The bill substantially expands fertility and adoption benefits for service members and veterans—improving access and equity—while increasing federal costs and leaving caps, administrative burdens, legal gaps, and implementation risks that may still impose out-of-pocket costs or delays for some beneficiaries.
Active-duty service members and veterans gain covered access to fertility counseling and treatments — including IVF with up to three completed oocyte retrievals and embryo transfers — reducing out-of-pocket costs and expanding reproductive care options.
Active-duty members deployed to combat zones or hazardous assignments receive no-cost fertility preservation (oocyte/sperm/embryo retrieval, cryopreservation, storage, shipping), protecting reproductive potential after service-related exposures or deployments.
DoD and VA coverage (or reimbursement) for procurement of donated reproductive genetic material and related reasonable travel/incidental expenses lowers financial barriers for service members and veterans who need donor gametes.
Expanding DoD and VA fertility and adoption benefits will increase federal spending, placing budgetary pressure on taxpayers and potentially requiring trade-offs or additional funding to avoid diverting resources from other programs.
Capping coverage at three completed oocyte retrievals for IVF may leave some individuals still needing additional cycles and incurring substantial private costs if further treatment is required.
Some veterans will remain subject to VA copayment rules for fertility services, resulting in out-of-pocket expenses despite expanded coverage for others.
Based on analysis of 4 sections of legislative text.
Requires DoD and VA to provide nondiscriminatory fertility treatment, counseling, IVF (up to three oocyte retrievals), reimbursement for donated material, and veteran adoption assistance.

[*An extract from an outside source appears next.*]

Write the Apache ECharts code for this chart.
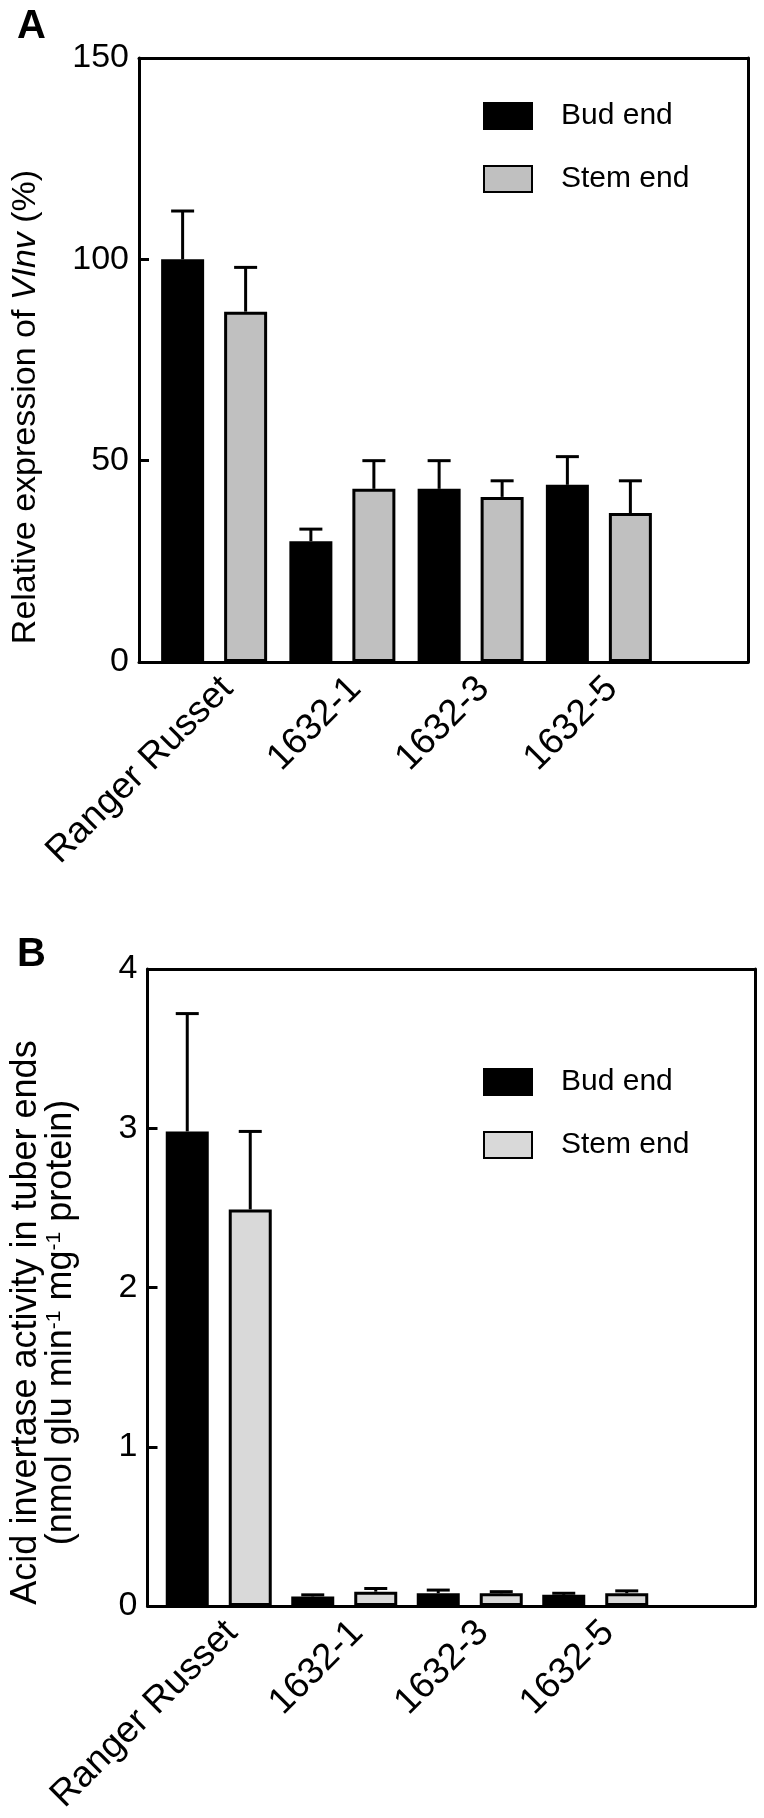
<!DOCTYPE html>
<html>
<head>
<meta charset="utf-8">
<script src="https://cdn.jsdelivr.net/npm/echarts@6/dist/echarts.min.js"></script>
<style>
html,body{margin:0;padding:0;background:#fff;}
#c{width:764px;height:1818px;}
</style>
</head>
<body>
<div id="c"></div>
<script>
// ---- data ----
const categories = ['Ranger Russet', '1632-1', '1632-3', '1632-5'];
const seriesNames = ['Bud end', 'Stem end'];

// Panel A: relative expression of VInv (%)
const budA = [100, 30, 43, 44];
const budAErr = [12, 3, 7, 7];
const stemA = [87, 43, 41, 37];
const stemAErr = [11, 7, 4, 8];
const ticksA = { min: 0, max: 150, interval: 50 };

// Panel B: acid invertase activity
const budB = [2.98, 0.06, 0.08, 0.07];
const budBErr = [0.74, 0.01, 0.02, 0.01];
const stemB = [2.49, 0.09, 0.08, 0.08];
const stemBErr = [0.49, 0.02, 0.01, 0.015];
const ticksB = { min: 0, max: 4, interval: 1 };

// ---- style ----
const FONT = '"Liberation Sans", Arial, Helvetica, sans-serif';
const BAR_W = 43, GAP = '46.5%', OFFSET = 31.5, CAP = 23, LW = 3;
const greyA = '#c0c0c0', greyB = '#d9d9d9';

function errRender(sign) {
  return function (params, api) {
    const i = api.value(0), v = api.value(1), e = api.value(2);
    const b = api.coord([i, v]);
    const t = api.coord([i, v + e]);
    const x = b[0] + sign * OFFSET;
    return {
      type: 'group',
      children: [
        { type: 'line', shape: { x1: x, y1: b[1], x2: x, y2: t[1] }, style: { stroke: '#000', lineWidth: LW } },
        { type: 'line', shape: { x1: x - CAP / 2, y1: t[1], x2: x + CAP / 2, y2: t[1] }, style: { stroke: '#000', lineWidth: LW } }
      ]
    };
  };
}
function errData(vals, errs) { return vals.map((v, i) => [i, v, errs[i]]); }

const lineSt = { color: '#000', width: LW };

// frame grid: box + y ticks/labels/name; data grid: categories + bars
function panelAxes(frameGrid, dataGrid, ticks, name, nameGap, nameStyle) {
  const frameX = pos => ({
    type: 'value', gridIndex: frameGrid, min: 0, max: 1, position: pos,
    axisLine: { show: true, onZero: false, lineStyle: lineSt },
    axisTick: { show: false }, axisLabel: { show: false }, splitLine: { show: false }
  });
  return {
    x: [
      frameX('bottom'),
      frameX('top'),
      {
        type: 'category', gridIndex: dataGrid, data: categories, position: 'bottom',
        axisLine: { show: false }, axisTick: { show: false },
        axisLabel: { interval: 0, rotate: 45, fontSize: 37, color: '#000', fontFamily: FONT, margin: 8, verticalAlign: 'top' }
      }
    ],
    y: [
      {
        type: 'value', gridIndex: frameGrid, min: ticks.min, max: ticks.max, interval: ticks.interval,
        position: 'left', splitLine: { show: false },
        axisLine: { show: true, onZero: false, lineStyle: lineSt },
        axisTick: { show: true, inside: true, length: 10, lineStyle: lineSt },
        axisLabel: { fontSize: 34, color: '#000', fontFamily: FONT, margin: 10 },
        name, nameLocation: 'middle', nameGap, nameRotate: 90,
        nameTextStyle: nameStyle
      },
      {
        type: 'value', gridIndex: frameGrid, min: ticks.min, max: ticks.max, interval: ticks.interval,
        position: 'right', splitLine: { show: false },
        axisLine: { show: true, onZero: false, lineStyle: lineSt },
        axisTick: { show: false }, axisLabel: { show: false }
      },
      {
        type: 'value', gridIndex: dataGrid, min: ticks.min, max: ticks.max, interval: ticks.interval,
        show: false, splitLine: { show: false }
      }
    ]
  };
}

const axA = panelAxes(0, 1, ticksA, 'Relative expression of {i|VInv} (%)', 96, {
  fontSize: 34, color: '#000', fontFamily: FONT, padding: [0, 94, 0, 0],
  rich: { i: { fontSize: 34, fontStyle: 'italic', color: '#000', fontFamily: FONT } }
});
const axB = panelAxes(2, 3, ticksB,
  '{a|Acid invertase activity in tuber ends}\n{b|(nmol glu min}{s|-1}{b| mg}{s|-1}{b| protein)}', 69, {
  fontSize: 36, color: '#000', fontFamily: FONT, padding: [0, 70, 0, 0],
  rich: {
    a: { fontSize: 36, color: '#000', fontFamily: FONT, lineHeight: 35 },
    b: { fontSize: 36, color: '#000', fontFamily: FONT, lineHeight: 35 },
    s: { fontSize: 21, color: '#000', fontFamily: FONT, verticalAlign: 'top', lineHeight: 35 }
  }
});

function barSeries(name, data, xi, yi, fill) {
  return {
    type: 'bar', name, data, xAxisIndex: xi, yAxisIndex: yi,
    barWidth: BAR_W, barGap: GAP,
    itemStyle: { color: fill, borderColor: '#000', borderWidth: LW },
    z: 2
  };
}
function errSeries(vals, errs, xi, yi, sign) {
  return {
    type: 'custom', renderItem: errRender(sign), data: errData(vals, errs),
    xAxisIndex: xi, yAxisIndex: yi, z: 3, silent: true
  };
}

const legendCommon = {
  orient: 'vertical', icon: 'rect', itemWidth: 48, itemHeight: 26, itemGap: 33,
  textStyle: { fontSize: 30, color: '#000', fontFamily: FONT, lineHeight: 30, padding: [0, 0, 0, 24] },
  formatter: n => n.trim()
};

const option = {
  backgroundColor: '#fff',
  animation: false,
  title: [
    { text: 'A', left: 12, top: 2, textStyle: { fontSize: 40, fontWeight: 'bold', color: '#000', fontFamily: FONT } },
    { text: 'B', left: 12, top: 930, textStyle: { fontSize: 40, fontWeight: 'bold', color: '#000', fontFamily: FONT } }
  ],
  grid: [
    { left: 139, right: 16, top: 58, height: 604 },
    { left: 150, width: 513, top: 58, height: 604 },
    { left: 147, right: 9, top: 969, height: 637 },
    { left: 156, width: 502, top: 969, height: 637 }
  ],
  legend: [
    Object.assign({}, legendCommon, { data: seriesNames, left: 478, top: 96 }),
    Object.assign({}, legendCommon, { data: seriesNames.map(n => n + ' '), left: 478, top: 1062 })
  ],
  xAxis: axA.x.concat(axB.x),
  yAxis: axA.y.concat(axB.y),
  series: [
    barSeries('Bud end', budA, 2, 2, '#000'),
    barSeries('Stem end', stemA, 2, 2, greyA),
    errSeries(budA, budAErr, 2, 2, -1),
    errSeries(stemA, stemAErr, 2, 2, 1),
    barSeries('Bud end ', budB, 5, 5, '#000'),
    barSeries('Stem end ', stemB, 5, 5, greyB),
    errSeries(budB, budBErr, 5, 5, -1),
    errSeries(stemB, stemBErr, 5, 5, 1)
  ]
};

const chart = echarts.init(document.getElementById('c'), null, { renderer: 'canvas' });
chart.setOption(option);
</script>
</body>
</html>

Introduced August 1, 2025 by Richard Ray Larsen · Last progress August 1, 2025
Requires the Department of Defense to offer fertility treatment, counseling, and fertility preservation to active-duty service members and their spouses, partners, or gestational surrogates without discrimination by sex, gender identity, sexual orientation, infertility diagnosis, or marital status. Allows in vitro fertilization (IVF) with up to three completed oocyte retrievals per person and unlimited embryo transfers, permits use and reimbursement of donated reproductive genetic material, and requires procedures to preserve reproductive material for service members whose fertility may be harmed by injury or illness. Extends similar fertility treatment and counseling benefits through the Department of Veterans Affairs for enrolled veterans and adds an adoption-assistance payment authority for veterans (capped roughly at the cost of up to three adoptions). Requires nondiscrimination, outreach and training, VA–DoD–HHS research collaboration on infertility, and regulations to implement VA authorities within two years.